A News.com reader writes: I realize from your previous columns that you're a Carly supporter, but playing the sexism card like you did won't work.
Shed no tears for Carly
In response to the Dec. 14 column by Charles Cooper, "Carly and the "babe" factor":
You just answered your own questions about why the press doesn't dwell on the physical appearance of Michael Capellas or Lou Gerstner--neither has been so publicly visible or--from another perspective--overexposed as Carly.
And it wasn't Hewlett-Packard that "fostered a cult of Carlymania," it was Carly herself. Careful examination of the print ads and TV commercials showing her outside the fabled garage will reveal no evidence that she was coerced into doing them at gunpoint. On the contrary, she seemed to revel in the attention she was getting.
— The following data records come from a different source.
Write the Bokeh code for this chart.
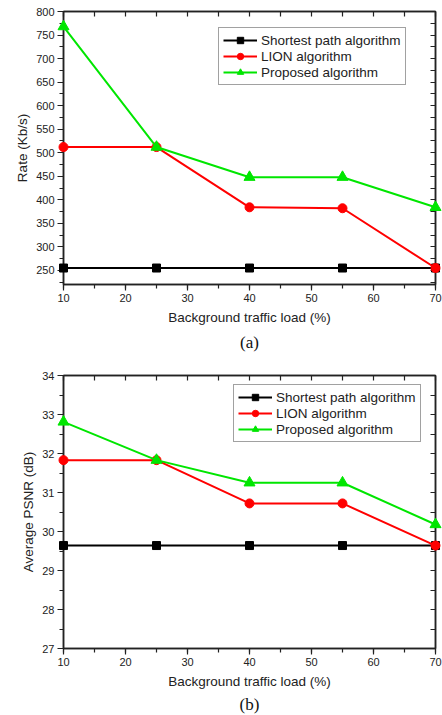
from bokeh.plotting import figure
from bokeh.layouts import column
from bokeh.models import (SingleIntervalTicker, LinearAxis, Legend, LegendItem,
                          Title, Range1d, CustomLabelingPolicy)
from bokeh.embed import file_html
from bokeh.resources import INLINE

# ---------------- data ----------------
load = [10, 25, 40, 55, 70]
series_names = ["Shortest path algorithm", "LION algorithm", "Proposed algorithm"]

rate_shortest = [255, 255, 255, 255, 255]
rate_lion = [512, 512, 384, 382, 255]
rate_proposed = [768, 512, 448, 448, 384]

psnr_shortest = [29.64, 29.64, 29.64, 29.64, 29.64]
psnr_lion = [31.83, 31.83, 30.72, 30.72, 29.64]
psnr_proposed = [32.81, 31.83, 31.25, 31.25, 30.18]

x_label = "Background traffic load (%)"
rate_label = "Rate (Kb/s)"
psnr_label = "Average PSNR (dB)"

colors = ["#000000", "#ff0000", "#00e600"]
markers = ["square", "circle", "triangle"]
sizes = [8, 9, 11]

FONT = "Liberation Sans"

NO_LABELS = """
try { for (const i of Array.from(indices)) { indices.unset(i) } } catch (e) {}
return indices
"""


def frame_axis(interval):
    return LinearAxis(ticker=SingleIntervalTicker(interval=interval, num_minor_ticks=0),
                      major_label_policy=CustomLabelingPolicy(code=NO_LABELS),
                      major_label_text_font_size="10px", major_tick_in=5, major_tick_out=0,
                      minor_tick_line_color=None, axis_line_width=1.5,
                      axis_line_color="#222222", major_tick_line_color="#222222",
                      major_tick_line_width=1.2, major_label_standoff=0)


def make_panel(ys, y_start, y_end, y_major, y_label, tag, legend_xy, top, bottom, tag_standoff):
    p = figure(frame_width=372, frame_height=273,
               min_border_left=63, min_border_right=7,
               min_border_top=top, min_border_bottom=bottom,
               x_range=Range1d(10, 70), y_range=Range1d(y_start, y_end),
               output_backend="svg", toolbar_location=None,
               background_fill_color="white", border_fill_color="white")
    p.grid.visible = False
    p.outline_line_color = "#222222"
    p.outline_line_width = 1.5

    p.xaxis.ticker = SingleIntervalTicker(interval=10, num_minor_ticks=2)
    p.yaxis.ticker = SingleIntervalTicker(interval=y_major, num_minor_ticks=2)
    for ax in (p.xaxis[0], p.yaxis[0]):
        ax.axis_line_width = 1.5
        ax.axis_line_color = "#222222"
        ax.major_tick_line_color = "#222222"
        ax.minor_tick_line_color = "#222222"
        ax.major_tick_line_width = 1.2
        ax.minor_tick_line_width = 1.2
        ax.major_tick_out = 6
        ax.major_tick_in = 0
        ax.minor_tick_out = 4
        ax.minor_tick_in = 0
        ax.major_label_text_font = FONT
        ax.major_label_text_font_size = "11px"
        ax.major_label_text_color = "#222222"
        ax.axis_label_text_font = FONT
        ax.axis_label_text_font_size = "13.5px"
        ax.axis_label_text_font_style = "normal"
        ax.axis_label_text_color = "#222222"
    p.xaxis.axis_label = x_label
    p.yaxis.axis_label = y_label
    p.xaxis.major_label_standoff = 3
    p.xaxis.axis_label_standoff = 5
    p.yaxis.major_label_standoff = 3
    p.yaxis.axis_label_standoff = 3

    p.add_layout(frame_axis(5), "above")
    p.add_layout(frame_axis(y_major / 2), "right")

    items = []
    for name, y, c, m, s in zip(series_names, ys, colors, markers, sizes):
        ln = p.line(load, y, line_color=c, line_width=2, level="overlay")
        sc = p.scatter(load, y, marker=m, size=s, fill_color=c, line_color=c, level="overlay")
        items.append(LegendItem(label=name, renderers=[ln, sc]))

    legend = Legend(items=items, location=legend_xy, margin=0, padding=4, spacing=0,
                    glyph_width=34, glyph_height=16, label_height=16, label_standoff=4,
                    label_text_font=FONT, label_text_font_size="13.5px",
                    label_text_color="#222222",
                    border_line_color="#444444", border_line_width=1,
                    background_fill_alpha=1.0)
    p.add_layout(legend)

    p.add_layout(Title(text=tag, align="center", text_font="Liberation Serif",
                       text_font_size="17px", text_font_style="normal",
                       text_color="#111111", standoff=tag_standoff), "below")
    return p


p1 = make_panel([rate_shortest, rate_lion, rate_proposed], 220, 800, 50,
                rate_label, "(a)", (155, 199), 11, 76, 6)
p2 = make_panel([psnr_shortest, psnr_lion, psnr_proposed], 27, 34, 1,
                psnr_label, "(b)", (170, 206), 15, 67, 2)

layout = column(p1, p2, spacing=0)
open("out.html", "w").write(file_html(layout, INLINE))
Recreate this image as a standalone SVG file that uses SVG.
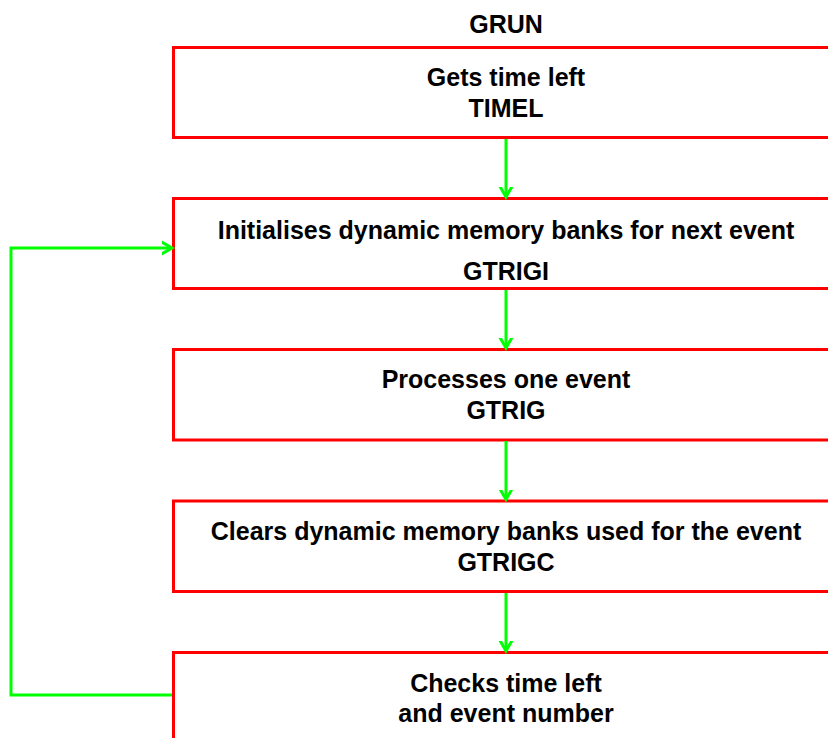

To some of us, the ads and hypervisibility she was seeking/getting were signs of unhealthy egotism; for example, when did you ever see Jack Welch in an ad for a General Electric product?
I realize from your previous columns that you're a Carly supporter, but playing the sexism card like you did won't work. Carly has tried to manipulate her public image and she has sought the spotlight. Thus, it's only natural, and fair, that she will be judged upon superficial criteria like handshakes. And you must admit that handshake strength has been described in innumerable profiles of male executives.
To her credit, Carly has correctly diagnosed that the "HP Way" has become a handicap and that HP needs a thorough shaking from top to bottom. To her detriment, however, she has prescribed the wrong medicine for the disease. Compaq is a deeply troubled PC maker and adding it to HP will produce the same "success" that the acquisition of Digital Equipment had for Compaq. Managers unable to bring about internal change tend to resort to acquisitions; Carly's previous attempt to acquire Price shows she is relying on external acquisitions to disguise her failure to change HP's culture. And the rebellion of the various foundations is a damning indictment of her failure to understand the politics of large HP shareholders and bring them on board prior to announcing the acquisition. She clearly didn't do her homework properly.
Shed no tears for Carly. Yes, she will soon be out of HP, but her golden parachute will be golden indeed.